Information supplied —
start

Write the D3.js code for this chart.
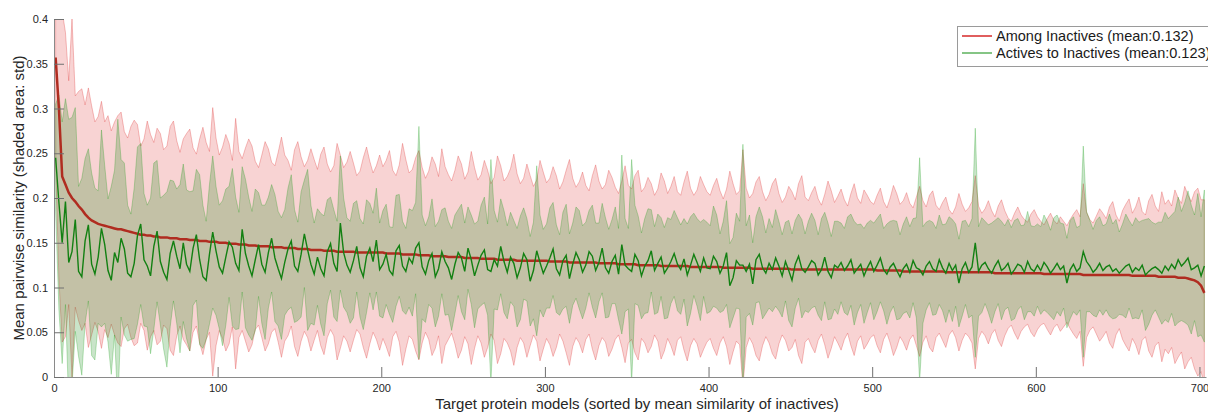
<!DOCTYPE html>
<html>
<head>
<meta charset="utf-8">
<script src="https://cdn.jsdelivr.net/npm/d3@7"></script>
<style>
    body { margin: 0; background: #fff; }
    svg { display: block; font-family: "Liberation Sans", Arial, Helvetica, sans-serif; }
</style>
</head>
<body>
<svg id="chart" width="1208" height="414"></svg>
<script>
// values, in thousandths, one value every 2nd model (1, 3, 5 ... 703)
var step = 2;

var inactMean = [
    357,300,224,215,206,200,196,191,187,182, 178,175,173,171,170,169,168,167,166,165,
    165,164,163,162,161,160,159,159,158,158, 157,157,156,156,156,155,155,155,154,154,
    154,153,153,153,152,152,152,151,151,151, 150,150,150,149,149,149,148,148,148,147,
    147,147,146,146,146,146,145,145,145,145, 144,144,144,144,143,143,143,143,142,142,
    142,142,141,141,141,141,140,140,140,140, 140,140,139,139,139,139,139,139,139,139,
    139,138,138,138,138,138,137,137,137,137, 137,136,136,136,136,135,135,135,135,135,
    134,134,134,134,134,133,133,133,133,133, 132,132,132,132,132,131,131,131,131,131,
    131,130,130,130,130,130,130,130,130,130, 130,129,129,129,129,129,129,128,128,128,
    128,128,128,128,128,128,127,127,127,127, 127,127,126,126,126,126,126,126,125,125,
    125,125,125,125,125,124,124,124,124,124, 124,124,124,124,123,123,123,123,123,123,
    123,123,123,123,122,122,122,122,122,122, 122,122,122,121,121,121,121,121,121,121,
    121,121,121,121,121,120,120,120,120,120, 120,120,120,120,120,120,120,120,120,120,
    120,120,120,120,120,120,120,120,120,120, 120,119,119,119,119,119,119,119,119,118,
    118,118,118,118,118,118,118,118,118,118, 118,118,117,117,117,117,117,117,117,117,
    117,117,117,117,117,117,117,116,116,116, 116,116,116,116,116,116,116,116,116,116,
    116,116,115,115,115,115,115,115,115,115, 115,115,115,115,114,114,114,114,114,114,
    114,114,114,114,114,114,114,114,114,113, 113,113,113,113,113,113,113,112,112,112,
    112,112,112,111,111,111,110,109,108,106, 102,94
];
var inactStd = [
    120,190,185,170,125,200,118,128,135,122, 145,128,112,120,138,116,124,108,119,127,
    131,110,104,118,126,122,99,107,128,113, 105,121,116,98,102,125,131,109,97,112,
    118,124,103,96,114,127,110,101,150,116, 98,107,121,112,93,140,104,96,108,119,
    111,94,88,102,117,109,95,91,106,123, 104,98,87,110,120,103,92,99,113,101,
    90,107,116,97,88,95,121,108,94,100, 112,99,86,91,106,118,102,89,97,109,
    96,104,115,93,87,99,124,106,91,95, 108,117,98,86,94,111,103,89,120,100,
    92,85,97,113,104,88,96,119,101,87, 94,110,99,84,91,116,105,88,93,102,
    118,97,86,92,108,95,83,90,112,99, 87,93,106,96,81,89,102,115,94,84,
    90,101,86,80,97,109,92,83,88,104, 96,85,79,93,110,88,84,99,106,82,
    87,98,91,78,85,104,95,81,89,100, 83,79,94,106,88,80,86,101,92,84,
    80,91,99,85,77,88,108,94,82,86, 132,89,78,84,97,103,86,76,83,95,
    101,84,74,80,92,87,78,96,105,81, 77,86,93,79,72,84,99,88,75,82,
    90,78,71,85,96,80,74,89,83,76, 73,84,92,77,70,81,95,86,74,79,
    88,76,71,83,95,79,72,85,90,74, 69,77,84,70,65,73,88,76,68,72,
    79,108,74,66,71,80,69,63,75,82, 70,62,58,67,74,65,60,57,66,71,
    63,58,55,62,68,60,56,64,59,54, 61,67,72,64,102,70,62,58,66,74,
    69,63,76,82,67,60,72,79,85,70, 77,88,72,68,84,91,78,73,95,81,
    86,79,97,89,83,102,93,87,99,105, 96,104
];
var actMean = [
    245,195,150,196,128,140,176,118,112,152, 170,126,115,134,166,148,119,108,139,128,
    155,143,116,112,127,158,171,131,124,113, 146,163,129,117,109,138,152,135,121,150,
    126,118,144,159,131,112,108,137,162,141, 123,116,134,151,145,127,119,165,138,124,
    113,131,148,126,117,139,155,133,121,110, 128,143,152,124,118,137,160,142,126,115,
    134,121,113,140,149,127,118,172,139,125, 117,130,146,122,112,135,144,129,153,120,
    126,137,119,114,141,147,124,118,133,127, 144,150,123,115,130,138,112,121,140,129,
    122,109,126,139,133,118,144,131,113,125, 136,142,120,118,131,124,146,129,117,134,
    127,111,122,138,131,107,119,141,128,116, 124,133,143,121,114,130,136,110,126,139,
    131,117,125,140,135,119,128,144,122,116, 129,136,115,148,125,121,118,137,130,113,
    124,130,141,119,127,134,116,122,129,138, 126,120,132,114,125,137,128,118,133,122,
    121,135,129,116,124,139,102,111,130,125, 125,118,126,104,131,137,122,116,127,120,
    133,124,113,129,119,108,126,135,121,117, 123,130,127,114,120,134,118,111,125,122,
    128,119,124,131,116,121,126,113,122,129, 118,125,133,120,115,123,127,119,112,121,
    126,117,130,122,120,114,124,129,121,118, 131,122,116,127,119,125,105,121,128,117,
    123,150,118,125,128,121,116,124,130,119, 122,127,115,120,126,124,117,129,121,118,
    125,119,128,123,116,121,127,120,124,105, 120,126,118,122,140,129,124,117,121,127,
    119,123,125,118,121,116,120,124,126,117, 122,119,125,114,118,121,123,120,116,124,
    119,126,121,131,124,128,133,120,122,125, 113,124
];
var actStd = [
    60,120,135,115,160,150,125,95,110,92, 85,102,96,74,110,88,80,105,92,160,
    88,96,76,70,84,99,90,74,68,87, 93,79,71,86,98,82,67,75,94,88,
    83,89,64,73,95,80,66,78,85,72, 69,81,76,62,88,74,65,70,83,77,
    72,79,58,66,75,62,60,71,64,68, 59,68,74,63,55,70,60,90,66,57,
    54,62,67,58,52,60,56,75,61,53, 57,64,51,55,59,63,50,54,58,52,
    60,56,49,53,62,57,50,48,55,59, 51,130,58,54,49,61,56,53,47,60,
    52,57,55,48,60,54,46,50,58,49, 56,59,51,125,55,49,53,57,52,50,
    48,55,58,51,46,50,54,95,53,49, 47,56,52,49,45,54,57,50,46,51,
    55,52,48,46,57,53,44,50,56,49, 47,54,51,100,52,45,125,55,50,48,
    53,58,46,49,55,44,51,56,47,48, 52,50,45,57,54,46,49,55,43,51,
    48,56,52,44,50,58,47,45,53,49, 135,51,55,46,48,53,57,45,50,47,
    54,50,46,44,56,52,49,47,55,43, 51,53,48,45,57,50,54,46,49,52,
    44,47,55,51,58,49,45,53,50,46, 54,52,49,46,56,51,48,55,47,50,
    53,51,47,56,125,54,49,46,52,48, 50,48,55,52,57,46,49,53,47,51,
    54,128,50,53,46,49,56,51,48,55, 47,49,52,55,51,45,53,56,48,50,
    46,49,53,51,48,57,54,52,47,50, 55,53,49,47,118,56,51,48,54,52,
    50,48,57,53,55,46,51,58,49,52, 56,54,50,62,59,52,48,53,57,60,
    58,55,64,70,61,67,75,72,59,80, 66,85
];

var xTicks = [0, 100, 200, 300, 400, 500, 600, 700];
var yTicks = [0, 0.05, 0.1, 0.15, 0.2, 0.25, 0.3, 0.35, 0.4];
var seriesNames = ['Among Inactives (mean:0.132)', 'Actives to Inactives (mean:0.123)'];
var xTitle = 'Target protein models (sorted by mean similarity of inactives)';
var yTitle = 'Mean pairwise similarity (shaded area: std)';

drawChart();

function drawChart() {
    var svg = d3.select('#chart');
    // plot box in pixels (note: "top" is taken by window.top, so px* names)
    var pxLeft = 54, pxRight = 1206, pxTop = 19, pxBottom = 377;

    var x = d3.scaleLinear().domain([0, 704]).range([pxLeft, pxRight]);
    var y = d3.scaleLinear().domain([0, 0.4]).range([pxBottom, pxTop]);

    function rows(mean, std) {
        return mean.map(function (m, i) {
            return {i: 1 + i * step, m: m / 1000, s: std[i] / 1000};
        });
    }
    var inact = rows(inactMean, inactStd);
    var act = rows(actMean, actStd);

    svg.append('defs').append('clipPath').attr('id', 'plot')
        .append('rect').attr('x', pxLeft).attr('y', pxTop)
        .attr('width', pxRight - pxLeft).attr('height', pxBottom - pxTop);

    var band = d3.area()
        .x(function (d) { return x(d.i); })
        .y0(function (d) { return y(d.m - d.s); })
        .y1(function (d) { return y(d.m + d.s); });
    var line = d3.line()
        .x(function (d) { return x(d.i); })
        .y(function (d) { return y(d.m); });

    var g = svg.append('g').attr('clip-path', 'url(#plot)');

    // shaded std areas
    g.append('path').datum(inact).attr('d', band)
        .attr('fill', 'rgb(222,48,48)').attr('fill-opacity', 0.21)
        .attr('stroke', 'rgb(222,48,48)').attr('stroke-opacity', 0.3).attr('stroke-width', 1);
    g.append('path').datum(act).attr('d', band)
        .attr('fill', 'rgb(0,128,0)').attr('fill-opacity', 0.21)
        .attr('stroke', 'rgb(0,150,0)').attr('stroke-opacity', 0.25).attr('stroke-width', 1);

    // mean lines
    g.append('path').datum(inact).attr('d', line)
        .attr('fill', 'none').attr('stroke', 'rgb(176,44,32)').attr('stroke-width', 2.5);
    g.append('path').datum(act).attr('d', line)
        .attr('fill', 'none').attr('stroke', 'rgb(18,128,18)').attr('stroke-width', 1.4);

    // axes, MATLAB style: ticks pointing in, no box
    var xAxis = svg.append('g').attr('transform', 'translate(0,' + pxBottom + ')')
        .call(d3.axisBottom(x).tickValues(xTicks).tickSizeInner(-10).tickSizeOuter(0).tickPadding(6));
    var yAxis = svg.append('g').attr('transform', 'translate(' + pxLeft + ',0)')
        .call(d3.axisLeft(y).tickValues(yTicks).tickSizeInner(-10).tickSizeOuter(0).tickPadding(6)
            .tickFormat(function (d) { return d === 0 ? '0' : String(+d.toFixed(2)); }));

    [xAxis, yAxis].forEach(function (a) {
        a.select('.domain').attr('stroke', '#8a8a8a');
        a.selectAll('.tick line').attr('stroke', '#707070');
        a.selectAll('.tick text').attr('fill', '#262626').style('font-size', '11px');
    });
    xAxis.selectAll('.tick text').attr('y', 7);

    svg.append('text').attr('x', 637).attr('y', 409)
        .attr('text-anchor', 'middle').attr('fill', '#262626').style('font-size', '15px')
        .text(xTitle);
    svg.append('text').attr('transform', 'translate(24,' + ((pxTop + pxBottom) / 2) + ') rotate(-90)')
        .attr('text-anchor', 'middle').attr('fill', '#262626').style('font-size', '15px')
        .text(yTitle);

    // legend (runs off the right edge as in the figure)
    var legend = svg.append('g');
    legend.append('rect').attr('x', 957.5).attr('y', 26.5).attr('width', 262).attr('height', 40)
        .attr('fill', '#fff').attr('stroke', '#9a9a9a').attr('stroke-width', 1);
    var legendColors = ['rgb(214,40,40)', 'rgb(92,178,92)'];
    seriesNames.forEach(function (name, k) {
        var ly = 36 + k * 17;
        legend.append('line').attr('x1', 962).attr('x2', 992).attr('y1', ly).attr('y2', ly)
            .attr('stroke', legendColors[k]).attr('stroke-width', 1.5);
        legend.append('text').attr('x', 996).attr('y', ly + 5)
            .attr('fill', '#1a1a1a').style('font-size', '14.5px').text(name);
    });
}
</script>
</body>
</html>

end

Short problem — Leave out the pictures and restate, word for word, the lines from the top of the data through the line containing "var step = 2;", both included.

Reply to the task —
Write the D3.js code for this chart.
<!DOCTYPE html>
<html>
<head>
<meta charset="utf-8">
<script src="https://cdn.jsdelivr.net/npm/d3@7"></script>
<style>
    body { margin: 0; background: #fff; }
    svg { display: block; font-family: "Liberation Sans", Arial, Helvetica, sans-serif; }
</style>
</head>
<body>
<svg id="chart" width="1208" height="414"></svg>
<script>
// values, in thousandths, one value every 2nd model (1, 3, 5 ... 703)
var step = 2;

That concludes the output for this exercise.